→ **Task brief**:
Omit the pictures and print exactly the lines of the listing below, starting at the first and ending at the line containing "7, 8, 9, 10]".

→ **Material**:
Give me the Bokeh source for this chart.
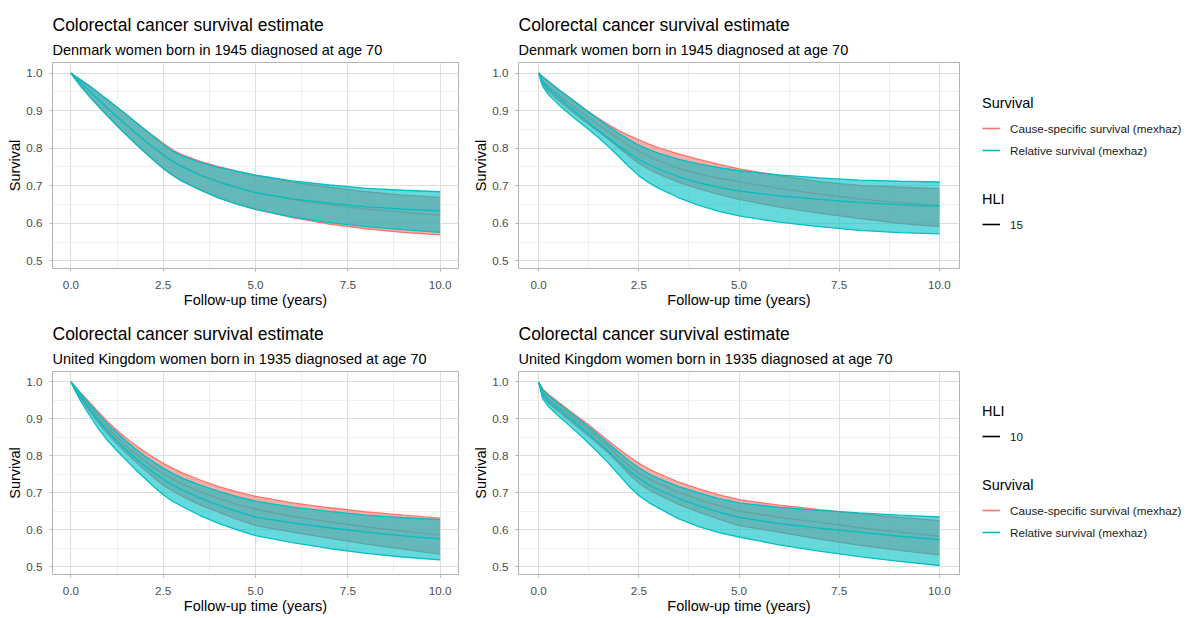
from bokeh.plotting import figure
from bokeh.layouts import row, column
from bokeh.models import Range1d, FixedTicker, PrintfTickFormatter, Title, Legend, LegendItem
from bokeh.embed import file_html
from bokeh.resources import INLINE

# ---------------- data ----------------
time = [0, 0.1, 0.25, 0.5, 0.75, 1, 1.25, 1.5, 1.75, 2, 2.25, 2.5, 2.75, 3, 3.5, 4, 4.5, 5, 6, 7, 8, 9, 10]

# Denmark women born 1945, HLI 15 (left panel)
dk1_cs_low = [1.0, 0.986, 0.967, 0.938, 0.911, 0.885, 0.860, 0.836, 0.812, 0.789, 0.767, 0.746, 0.728, 0.713, 0.689, 0.668, 0.651, 0.637, 0.615, 0.598, 0.585, 0.576, 0.569]
dk1_cs_est = [1.0, 0.990, 0.976, 0.952, 0.929, 0.906, 0.884, 0.862, 0.841, 0.820, 0.801, 0.783, 0.766, 0.752, 0.729, 0.711, 0.696, 0.682, 0.663, 0.650, 0.638, 0.629, 0.622]
dk1_cs_up = [1.0, 0.993, 0.983, 0.966, 0.947, 0.928, 0.909, 0.890, 0.870, 0.850, 0.832, 0.813, 0.796, 0.783, 0.765, 0.751, 0.739, 0.728, 0.710, 0.696, 0.684, 0.675, 0.669]
dk1_rs_low = [1.0, 0.986, 0.967, 0.938, 0.911, 0.885, 0.860, 0.836, 0.812, 0.789, 0.767, 0.746, 0.728, 0.713, 0.689, 0.668, 0.651, 0.637, 0.617, 0.602, 0.591, 0.583, 0.576]
dk1_rs_est = [1.0, 0.990, 0.976, 0.952, 0.929, 0.906, 0.884, 0.862, 0.841, 0.820, 0.801, 0.782, 0.765, 0.751, 0.728, 0.710, 0.695, 0.682, 0.665, 0.654, 0.644, 0.638, 0.633]
dk1_rs_up = [1.0, 0.993, 0.983, 0.966, 0.947, 0.928, 0.909, 0.890, 0.870, 0.850, 0.830, 0.810, 0.793, 0.780, 0.762, 0.749, 0.738, 0.728, 0.713, 0.702, 0.693, 0.688, 0.684]

# Denmark women born 1945, HLI 15 (right panel)
dk2_cs_low = [1.0, 0.972, 0.950, 0.927, 0.905, 0.884, 0.864, 0.844, 0.823, 0.802, 0.780, 0.760, 0.744, 0.731, 0.709, 0.692, 0.677, 0.664, 0.643, 0.627, 0.613, 0.600, 0.591]
dk2_cs_est = [1.0, 0.980, 0.963, 0.942, 0.921, 0.901, 0.881, 0.862, 0.843, 0.825, 0.808, 0.792, 0.778, 0.766, 0.746, 0.731, 0.720, 0.711, 0.693, 0.678, 0.665, 0.655, 0.648]
dk2_cs_up = [1.0, 0.990, 0.978, 0.957, 0.937, 0.917, 0.897, 0.879, 0.862, 0.847, 0.834, 0.822, 0.811, 0.801, 0.784, 0.770, 0.757, 0.745, 0.727, 0.711, 0.701, 0.696, 0.692]
dk2_rs_low = [1.0, 0.965, 0.942, 0.916, 0.893, 0.871, 0.850, 0.828, 0.804, 0.778, 0.751, 0.727, 0.708, 0.693, 0.668, 0.648, 0.632, 0.620, 0.603, 0.591, 0.581, 0.575, 0.572]
dk2_rs_est = [1.0, 0.977, 0.958, 0.935, 0.912, 0.890, 0.868, 0.847, 0.826, 0.806, 0.787, 0.770, 0.756, 0.744, 0.724, 0.708, 0.696, 0.686, 0.673, 0.664, 0.656, 0.650, 0.645]
dk2_rs_up = [1.0, 0.990, 0.977, 0.956, 0.936, 0.916, 0.896, 0.877, 0.858, 0.840, 0.823, 0.808, 0.796, 0.786, 0.770, 0.758, 0.748, 0.740, 0.729, 0.721, 0.715, 0.712, 0.710]

# United Kingdom women born 1935, HLI 10 (left panel)
uk1_cs_low = [1.0, 0.982, 0.957, 0.921, 0.888, 0.859, 0.833, 0.808, 0.785, 0.763, 0.741, 0.721, 0.706, 0.692, 0.668, 0.648, 0.629, 0.612, 0.594, 0.578, 0.562, 0.548, 0.535]
uk1_cs_est = [1.0, 0.986, 0.965, 0.934, 0.903, 0.875, 0.850, 0.827, 0.806, 0.786, 0.768, 0.752, 0.738, 0.725, 0.703, 0.685, 0.669, 0.656, 0.637, 0.622, 0.608, 0.597, 0.587]
uk1_cs_up = [1.0, 0.989, 0.972, 0.945, 0.918, 0.892, 0.869, 0.848, 0.829, 0.811, 0.795, 0.780, 0.767, 0.755, 0.735, 0.717, 0.703, 0.691, 0.673, 0.660, 0.649, 0.640, 0.632]
uk1_rs_low = [1.0, 0.979, 0.951, 0.910, 0.873, 0.841, 0.814, 0.788, 0.763, 0.740, 0.717, 0.695, 0.678, 0.664, 0.639, 0.618, 0.600, 0.585, 0.566, 0.550, 0.537, 0.527, 0.519]
uk1_rs_est = [1.0, 0.984, 0.961, 0.927, 0.895, 0.866, 0.840, 0.816, 0.794, 0.773, 0.754, 0.737, 0.722, 0.709, 0.686, 0.667, 0.650, 0.635, 0.619, 0.606, 0.594, 0.584, 0.576]
uk1_rs_up = [1.0, 0.988, 0.970, 0.941, 0.913, 0.886, 0.862, 0.840, 0.819, 0.800, 0.783, 0.767, 0.753, 0.741, 0.721, 0.704, 0.690, 0.678, 0.662, 0.650, 0.640, 0.633, 0.628]

# United Kingdom women born 1935, HLI 10 (right panel)
uk2_cs_low = [1.0, 0.962, 0.942, 0.920, 0.898, 0.876, 0.854, 0.831, 0.807, 0.780, 0.752, 0.727, 0.709, 0.695, 0.669, 0.648, 0.629, 0.612, 0.594, 0.575, 0.559, 0.545, 0.533]
uk2_cs_est = [1.0, 0.972, 0.954, 0.933, 0.912, 0.891, 0.870, 0.848, 0.824, 0.798, 0.774, 0.753, 0.738, 0.725, 0.702, 0.683, 0.666, 0.651, 0.634, 0.621, 0.606, 0.594, 0.583]
uk2_cs_up = [1.0, 0.982, 0.966, 0.945, 0.924, 0.904, 0.884, 0.862, 0.840, 0.819, 0.799, 0.780, 0.765, 0.752, 0.729, 0.711, 0.695, 0.682, 0.667, 0.655, 0.644, 0.634, 0.625]
uk2_rs_low = [1.0, 0.955, 0.933, 0.908, 0.884, 0.860, 0.834, 0.808, 0.780, 0.750, 0.719, 0.693, 0.674, 0.659, 0.630, 0.609, 0.593, 0.581, 0.560, 0.543, 0.528, 0.515, 0.504]
uk2_rs_est = [1.0, 0.968, 0.948, 0.926, 0.904, 0.882, 0.860, 0.836, 0.812, 0.786, 0.761, 0.740, 0.722, 0.708, 0.685, 0.665, 0.648, 0.634, 0.617, 0.605, 0.594, 0.583, 0.574]
uk2_rs_up = [1.0, 0.980, 0.963, 0.942, 0.921, 0.900, 0.879, 0.856, 0.833, 0.810, 0.788, 0.768, 0.752, 0.739, 0.717, 0.700, 0.685, 0.673, 0.661, 0.653, 0.646, 0.640, 0.635]

x_ticks = [0, 2.5, 5, 7.5, 10]
x_minor = [1.25, 3.75, 6.25, 8.75]
y_ticks = [0.5, 0.6, 0.7, 0.8, 0.9, 1.0]
y_minor = [0.55, 0.65, 0.75, 0.85, 0.95]

main_title = "Colorectal cancer survival estimate"
sub_dk = "Denmark women born in 1945 diagnosed at age 70"
sub_uk = "United Kingdom women born in 1935 diagnosed at age 70"
series_labels = ["Cause-specific survival (mexhaz)", "Relative survival (mexhaz)"]

# ---------------- styling ----------------
FONT = "Liberation Sans"
CS_COLOR = "#F8766D"
RS_COLOR = "#00BFC4"
ALPHA = 0.6
LW = 1.3


def make_panel(subtitle, cs, rs, width, height, mbl, mbr, mbt, mbb):
    p = figure(width=width, height=height, title=None,
               x_range=Range1d(-0.5, 10.5), y_range=Range1d(0.4797, 1.0282),
               toolbar_location=None, output_backend="svg",
               min_border_left=mbl, min_border_right=mbr,
               min_border_top=mbt, min_border_bottom=mbb)
    p.background_fill_color = "white"
    p.border_fill_color = "white"
    p.outline_line_color = "#B3B3B3"
    p.outline_line_width = 1

    p.add_layout(Title(text=subtitle, text_font=FONT, text_font_size="14.5px",
                       text_font_style="normal", text_color="#000000",
                       align="left", standoff=9, offset=0), "above")
    p.add_layout(Title(text=main_title, text_font=FONT, text_font_size="17.5px",
                       text_font_style="normal", text_color="#000000",
                       align="left", standoff=1, offset=0), "above")

    p.xaxis.ticker = FixedTicker(ticks=x_ticks, minor_ticks=x_minor)
    p.yaxis.ticker = FixedTicker(ticks=y_ticks, minor_ticks=y_minor)
    p.xaxis.formatter = PrintfTickFormatter(format="%.1f")
    p.yaxis.formatter = PrintfTickFormatter(format="%.1f")
    for ax in (p.xaxis, p.yaxis):
        ax.axis_line_color = None
        ax.major_tick_line_color = "#B3B3B3"
        ax.major_tick_out = 3
        ax.major_tick_in = 0
        ax.minor_tick_line_color = None
        ax.major_label_text_font = FONT
        ax.major_label_text_font_size = "11.7px"
        ax.major_label_text_color = "#4D4D4D"
        ax.axis_label_text_font = FONT
        ax.axis_label_text_font_size = "14.5px"
        ax.axis_label_text_font_style = "normal"
        ax.axis_label_text_color = "#000000"
    p.xaxis.axis_label = "Follow-up time (years)"
    p.yaxis.axis_label = "Survival"
    p.xaxis.major_label_standoff = 8
    p.xaxis.axis_label_standoff = 0
    p.yaxis.major_label_standoff = 6
    p.yaxis.axis_label_standoff = 0

    p.grid.grid_line_color = "#DEDEDE"
    p.grid.grid_line_width = 1
    p.grid.minor_grid_line_color = "#EBEBEB"
    p.grid.minor_grid_line_width = 0.8

    for (low, est, up), col in ((cs, CS_COLOR), (rs, RS_COLOR)):
        p.varea(x=time, y1=low, y2=up, fill_color=col, fill_alpha=ALPHA)
        p.line(time, low, line_color=col, line_width=LW)
        p.line(time, up, line_color=col, line_width=LW)
        p.line(time, est, line_color=col, line_width=LW)
    return p


def legend_fig(height, mbt, mbb, surv_y, hli_y, hli_label):
    p = figure(width=228, height=height, title=None,
               x_range=Range1d(0, 1), y_range=Range1d(0, 1),
               x_axis_type=None, y_axis_type=None,
               toolbar_location=None, output_backend="svg",
               min_border_left=0, min_border_right=0,
               min_border_top=mbt, min_border_bottom=mbb)
    p.outline_line_color = None
    p.background_fill_color = "white"
    p.border_fill_color = "white"
    r_cs = p.line([5, 6], [5, 5], line_color=CS_COLOR, line_width=1.6)
    r_rs = p.line([5, 6], [5, 5], line_color=RS_COLOR, line_width=1.6)
    r_h = p.line([5, 6], [5, 5], line_color="black", line_width=1.6)

    common = dict(padding=0, margin=0, spacing=2, label_height=20, glyph_height=20,
                  glyph_width=18, label_standoff=10, title_standoff=7,
                  border_line_color=None, background_fill_alpha=0,
                  label_text_font=FONT, label_text_font_size="11.7px",
                  label_text_color="#1A1A1A",
                  title_text_font=FONT, title_text_font_size="14.5px",
                  title_text_font_style="normal", title_text_color="#000000")
    leg_s = Legend(items=[LegendItem(label=series_labels[0], renderers=[r_cs]),
                          LegendItem(label=series_labels[1], renderers=[r_rs])],
                   title="Survival", location=(20, surv_y), **common)
    leg_h = Legend(items=[LegendItem(label=hli_label, renderers=[r_h])],
                   title="HLI", location=(20, hli_y), **common)
    p.add_layout(leg_s)
    p.add_layout(leg_h)
    return p


tl = make_panel(sub_dk, (dk1_cs_low, dk1_cs_est, dk1_cs_up), (dk1_rs_low, dk1_rs_est, dk1_rs_up),
                470, 310, 52, 12, 62, 40)
tr = make_panel(sub_dk, (dk2_cs_low, dk2_cs_est, dk2_cs_up), (dk2_rs_low, dk2_rs_est, dk2_rs_up),
                492, 310, 45, 3, 62, 40)
bl = make_panel(sub_uk, (uk1_cs_low, uk1_cs_est, uk1_cs_up), (uk1_rs_low, uk1_rs_est, uk1_rs_up),
                470, 306, 52, 12, 61, 39)
br = make_panel(sub_uk, (uk2_cs_low, uk2_cs_est, uk2_cs_up), (uk2_rs_low, uk2_rs_est, uk2_rs_up),
                492, 306, 45, 3, 61, 39)

leg_top = legend_fig(310, 62, 40, 108, 34, "15")
leg_bot = legend_fig(306, 61, 39, 32, 128, "10")

layout = column(row(tl, tr, leg_top), row(bl, br, leg_bot))

with open("out.html", "w") as f:
    f.write(file_html(layout, INLINE))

→ **Result of this task**:
Give me the Bokeh source for this chart.
from bokeh.plotting import figure
from bokeh.layouts import row, column
from bokeh.models import Range1d, FixedTicker, PrintfTickFormatter, Title, Legend, LegendItem
from bokeh.embed import file_html
from bokeh.resources import INLINE

# ---------------- data ----------------
time = [0, 0.1, 0.25, 0.5, 0.75, 1, 1.25, 1.5, 1.75, 2, 2.25, 2.5, 2.75, 3, 3.5, 4, 4.5, 5, 6, 7, 8, 9, 10]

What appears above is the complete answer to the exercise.